The Here and Now

Sometimes I write 5 times a day, sometimes I'll write 5 times a month. Either way, I hope you'll come back and check up on me :) If you're not sure whether you want to stay or go, read my About Me dohickey.

Sunday, September 03, 2006

Through the Mill: The Story of Addie Card

On WantNot.net today, there was a link to Museum Day (yay!) sponsored by the Smithsonian, and so I followed a link from there to their magazine, and found the story of Addie Card.

It's the story of a young girl who was involved in child labor. Or rather, it's the story of A PHOTO of a young girl who was involved in child labor. I am not sure if I'd ever seen the photo prior to reading the article, though now there's a slight familiarity with it. The author of the article has written a novel about it, and I'd like to read it. Of course, there are so many things on my to-read list. But this one will definitely get added. The theme of the story brings to mind something I've always wanted to discuss with other people. Photos.

Have you ever just randomly just thought about a photo someone might have taken of you, that you never got to see how it turned out? Well, of course, I guess that mainly applies to the pre-digicam era, because now there's instant gratification. But back when I was in school, I remember friends taking pictures of me on their disposable cameras. Capturing moments on film that I'd mostly never get a look at. Sure, there were Polaroids too, but you got to see those in a matter of minutes. The 35mm film? Well, that ended up going to the developer (if you were lucky and didn't let it sit around for years...not that I have disposables from 2 years ago that I still need to develop or anything...), and then the little white envelopes (with the Kodak ads on them, of course!) would inadvertantly get tossed into a drawer somewhere and not looked at for awhile. If you lived near your friend, you had a slight chance of getting to see the picture if you happened to be in their room shuffling around with them, but if you met the person at summer camp? Forget it.
I wonder how many pictures of me there are just randomly floating around the country...from Field Days, church camps, and other times past. I wonder how many people have those pictures in acid-free photo boxes, and how many still have them sitting in the bottom of random cardboard boxes filled with school relics. I wonder if those people who forgot to write my name and the date on the back still remember who I am. I'm guilty of forgetting.

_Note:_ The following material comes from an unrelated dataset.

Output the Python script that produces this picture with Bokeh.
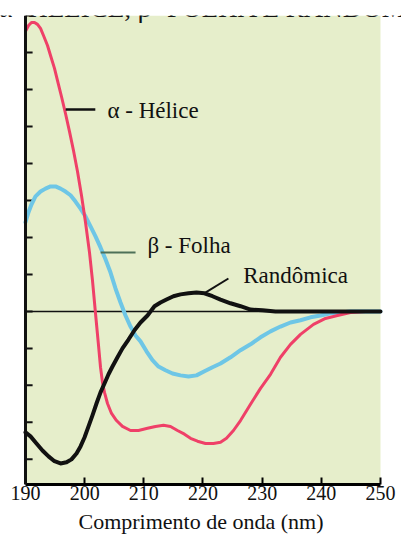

I have one photo box...a deep burgandy one I picked up at Jo-Ann Fabrics. It's your standard acid-free cardboard kind, with fil-o-fax dividers to write the event or year or whatever else on. I don't use those dividers. My pictures are all just thrown into the box. I finally got around, this past January, to making an actual photo album with family pictures in it. Never did finish my only started scrapbook though, one from last summer when a close friend visited from England. But I look through those pictures a few times a year, planning to organize them somehow. But there are just too many category options, so they generally just go back in the jumble. I tend to take out pictures that I finally have decided ARE too blurry to keep, like everyone said they were but I refused to believe. I look at them and realize how many names I've forgotten, and wonder if maybe the only reason I remember some of those names is simply because I remembered to write the names on the back at the time. I'm not sure if I ever throw out the pictures of the people whose names I've forgotten. The sensible part of me right now wants to say that I do, but the sentimental side of me (which keeps every movie stub, random napkins from places, ALL her notes from friends from middle school) says I don't throw them out. The minute I do, I'll remember the person and wish I had their picture or something silly like that.

I always intend to do something with those trinkets...make a scrapbook of my boyfriend and i's relationship....make a trip journal....but they sit in that box, waiting. Just like the pictures.

What about you? Do you ever wonder about those pictures you don't get the chance to see? Do you put your movie stubs somewhere special, or just dump them in a pile? Do you shake it like a Polaroid picture?

I wonder what Addie Card thought about that picture that was taken of her. I wonder if she ever got to see it, or if she ever wondered what became of it?